The problem with Chatdown is that it is only built for processing one file at a time. The README for the project offers suggestions on using a file watcher for automatic processing, and I've written in the past about using PowerShell and Visual Studio Code to process multiple files, but those solutions always seemed incomplete.

This week, I was invited to the Bot Builder Community team by Gary Pretty, James Mann, and Arafat Tehsin, who are all building out great extensions to the Bot Framework. They wanted to know if I could contribute from the Node.JS side, since a lot of my work and tutorials around bots center on the Node.JS SDK. I happily jumped on board, and in addition to merging my projects with the organization repos, I created a new one that I've been dying to mess with Chatdown Glob.

Chatdown itself can be used as a library inside of Node.JS applications. The Chatdown CLI is actually just a small bit of JavaScript that imports the Chatdown library to process text passed in through the command line arguments. This means, that it wouldn't take much to create a multi-file processor. The biggest difference is accepting file paths rather than just file names.

Processing text with the Chatdown library is pretty easy. It's one line of code.

let activities = await chatdown("CHATDOWN_TEXT_GOES_HERE");
    

To process a file, you just pass in the results from reading the file. Both Chatdown and Chatdown Glob use the read-text-file module.

let activities = await chatdown(txt.readSync("PATH_TO_FILE"));
    

The rest is just file parsing--Chatdown does all the hard work.

How do you parse based on directory structures? I didn't want to use directories themselves. I wanted to be able to process items recursively based on a pattern like you can with configuration information in package.json or tsconfig.json files. This is where the glob module came in handy. It works like this:

glob("**/*.chat", { "ignore": ["**/node_modules/**"] }, (err, files) => {
    ...
    });
    

For the Chatdown Glob, I needed to be careful about asynchronous calls since I had to loop over and process files, and I didn't want to prematurely write to the standard output, or accidentally end the process. As a result, I ended using the sync() function.

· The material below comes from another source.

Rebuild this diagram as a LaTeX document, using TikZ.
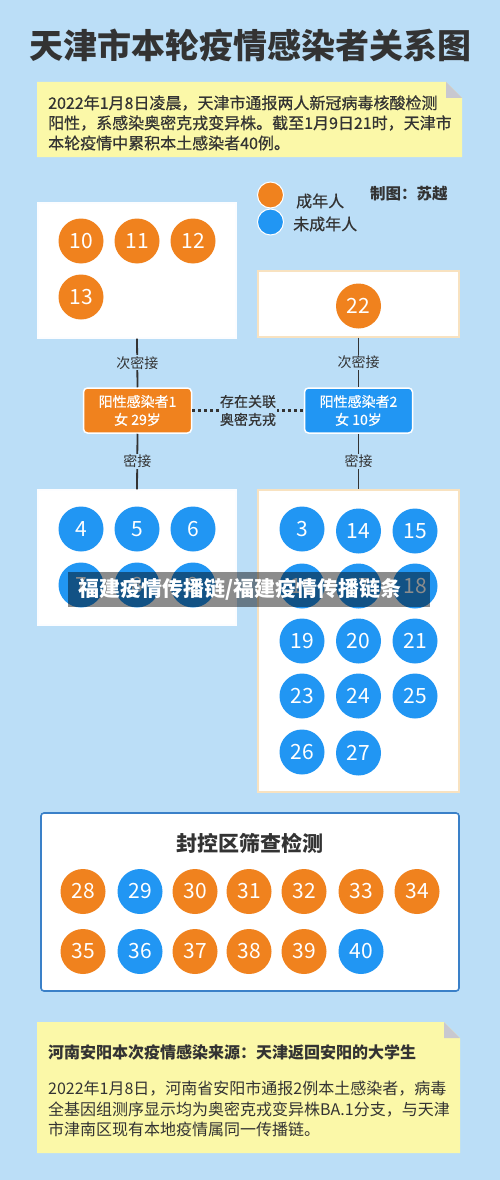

let files = glob.sync("**/*.chat", { "ignore": ["**/node_modules/**"] });
    

That's it. That enables you to get a specific collections of files. Then it's just a matter of looping over them, and sending each to the Chatdown library before saving them back out to the filesystem.

The full application looks something like this:

#!/usr/bin/env node
    
    const glob = require("glob");
    const minimist = require("minimist");
    const chatdown = require("chatdown");
    const chalk = require("chalk");
    const path = require("path");
    const fs = require("fs-extra");
    const txt = require("read-text-file");
    
    async function runProgram() {
        const args = minimist(process.argv.slice(2));
        args.inputDir = (args._.length > 0) ?  args._[0] : "**/*.chat";
        args.outputDir = (args._.length > 1) ?  args._[1] : "./";
        let files = glob.sync(args.inputDir, { "ignore": ["**/node_modules/**"] });
        for(let i = 0; i < files.length; i++) {
            try {
                let fileName = files[i];
                if(files[i].lastIndexOf("/") != -1) {
                    fileName = files[i].substr(files[i].lastIndexOf("/"))
                }
                fileName = fileName.split(".")[0];
                let activities = await chatdown(txt.readSync(files[i]));
                let outputDir = (args.outputDir.substr(0, 2) === "./") ? path.resolve(process.cwd(), args.outputDir.substr(2)) : args.outputDir;
                let writeFile = `${outputDir}/${fileName}.transcript`;
                await fs.ensureFile(writeFile);
                await fs.writeJson(writeFile, activities, { spaces: 2 });
            }
            catch(e) {
                process.stderr.write(`${chalk.red(e)}\n`);
            }
        }
    }
    
    runProgram()
        .then(() => {
            process.stdout.write(chalk.green("Successfully wrote transcript files.\n"));
            process.exit(0);
        })
        .catch(e => {
            process.stderr.write(`${chalk.red(e)}\n`);
        });
    

You can install it via npm install chatdown-glob -g.

I tried to maintain a similar style, code structure, and dependency tree as the Chatdown application.

This is, of course, a rough version of a glob application, and there is a ton of room for improvement, but it's a great start, and shows how working with globs can actually make your life a lot easier when searching directory information.